The Quiet Giant—Eutrichium purpureum
Joe Pye Weed is sometimes called the queen of the meadow, and yet it gets about as much respect as a roadside weed. Great garden designers will tell you it is an unused gem. Travel across the Atlantic, and you will hear loud praises for its colossal impact as a background plant in European perennial borders.
In America, Joe Pye Weed hangs out in right-of-way thickets and along natural stream buffer woodlands. It is really tall for a flowering perennial, growing nine or ten feet! Some people think perennials should grow to only three feet or so, to fit into a refined flower border. Thus, the reputation of a weedy plant. Maybe it is underrated because it is suited to big landscapes and there are not many of them around anymore, or maybe it is its associated with the old Eupatorium family (bonesets and thoroughworts), a group of wayside volunteers of mixed refinement.
What if, you are looking for a strong, tall, midsummer floral background plant that butterflies love, which takes heat and drought, and is native to the eastern two-thirds of the United States? Joe Pye Weed fits the bill. It is the ultimate cottage garden plant, and grows on incredibly strong stems. That means no staking required for a nine-foot flower! It smells like vanilla, and the blooms pop out at nose height. Joe Pye Weed makes a great plant for standing portrait photos. It is easy to grow and a tough survivor during challenging weather—cold, moist, hot, and dry. The flower color is a mauve-pink-lavender mix. If you want a most sophisticated floral arrangement on a grand scale, this is a dramatic choice. The blooms last for several weeks in the garden.

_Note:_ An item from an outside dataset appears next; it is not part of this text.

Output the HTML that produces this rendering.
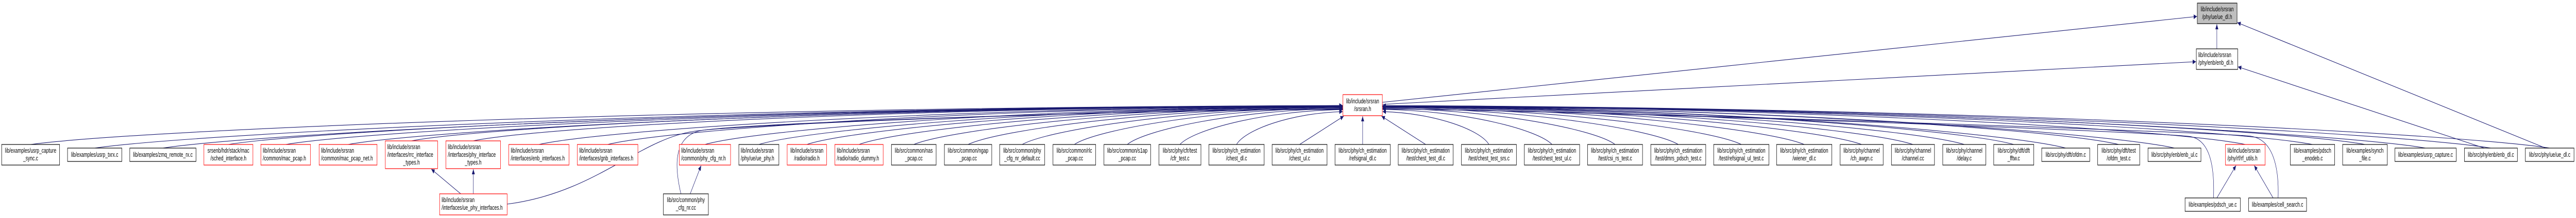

Joe Pye Weed is often listed as a medicinal plant, curing rheumatism, fixing respiratory disorders, as a diuretic, and for calming stomach ailments, but that is what they say about every medicinal plant. My suspicion is the toxic results of ingesting wild plants may simply keep your mind off your original health complaint. No thanks to that!
If you insist on smaller plants, there are some dwarf cultivars available, like ‘Little Joe’. All the varieties like decent soil—no wet feet. It is cold hardy to Canada, which is incredible for a perennial flower.
Celebrate the grand scale of this unfairly shunned, attractive perennial performer. Eupatorium purpureum, as it used to be known, deserves more appreciation. Use it for reliable, strong visual impact.